Diversificar a matriz energética através de fontes renováveis de energia (PCHs, Biomassa e energia eólica) mediante o aproveitamento de insumos disponíveis e tecnologias aplicáveis, valorizando o potencial energético regional e local e introduzindo novos agentes de pequeno e médio porte no setor são alguns dos objetivos do Programa de Incentivo às Fontes Alternativas de Energia elétrica – PROINFA. A implementação do Programa pode contribuir para gerar energia mais limpa e com impactos sociais positivos. Porém, o custo de geração dessas fontes é mais alto que o da hidroelétrica, o que exige maior esforço do governo para dotá-las de melhores condições de competitividade. É notável ainda a carência de investimentos mais expressivos nessas fontes.

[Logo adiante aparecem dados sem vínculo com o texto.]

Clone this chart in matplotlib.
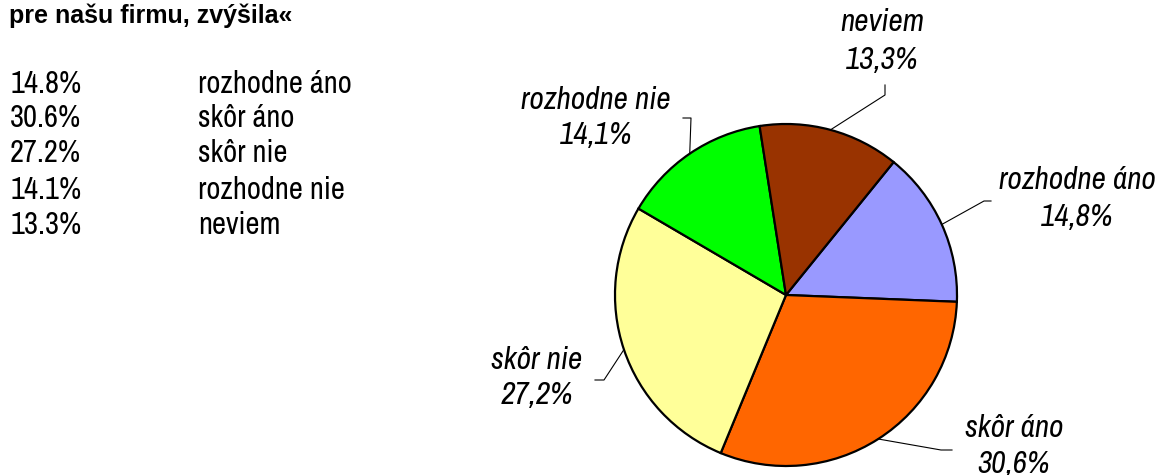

No que se refere à energia nuclear, a decisão de Angra III pode ser considerada equivocada não apenas do ponto de vista ambiental como a maioria pensa, mas também sob a lógica econômica, considerando a relação custo/benefício da mesma. Até que ponto vale a pena investir mais 7 bilhões para produzir 1,3 milhões de Mwh, para um empreendimento que tem um custo de geração de energia consideravelmente maior que as hidrelétricas e Pequenas Centrais?
Por que não priorizar os investimentos na repotenciação das usinas hidroelétricas já existentes? São medidas mais econômicas, rápidas e eficientes. Repotenciar as hidroelétricas mais antigas pode aumentar a capacidade de geração hidroelétrica no país em cerca de 12%. Complementar a motorização representa um ganho de potencia instalada sem a construção de novas usinas. As usinas de Porto Primavera, Itaipu, Xingó, Itaparica, por exemplo, não dispõem de toda a sua capacidade instalada. Repotenciar as hidroelétricas e investir mais em fontes como biomassa, eólica, pequenas centrais hidroelétricas podem aumentar a oferta de energia de forma mais rápida e sustentável, sem causar grandes impactos sócio-ambientais.
A discussão de energia no país é polêmica: há pesquisadores que defendem investimentos em hidroelétricas, porque é nossa vocação e possuem alta capacidade de geração com custo baixo, enquanto outros argumentam que as mesmas trazem altos impactos sócio-ambientais, defendendo maiores investimentos nas fontes alternativas, que apesar de mais limpas têm custos mais elevados. Não é recomendável, tampouco, relegá-las a segundo plano, uma vez que o aumento da escala de investimentos aliado a incentivos governamentais podem torná-las mais competitivas no mercado de energia e economicamente mais viáveis.
É necessário, sobretudo, estabelecer prioridades na direção dos investimentos e na orientação do desenvolvimento tecnológico voltado para a diversificação de nossa matriz energética, de forma a assegurar o atendimento das necessidades da população. Não podemos também desconsiderar o potencial que o país tem para responder a políticas de redução de consumo – a experiência do último apagão confirma essa tese. A elaboração de políticas e diretrizes voltadas para o consumo sustentável são bem-vindas. O critério para a definição da política energética no país não deve ser apenas o de mercado, que atenda a elites empresariais. O modelo energético brasileiro deve ser planejado, visando atender às necessidades da sociedade, de forma a conciliar os interesses econômicos, ambientais e sociais.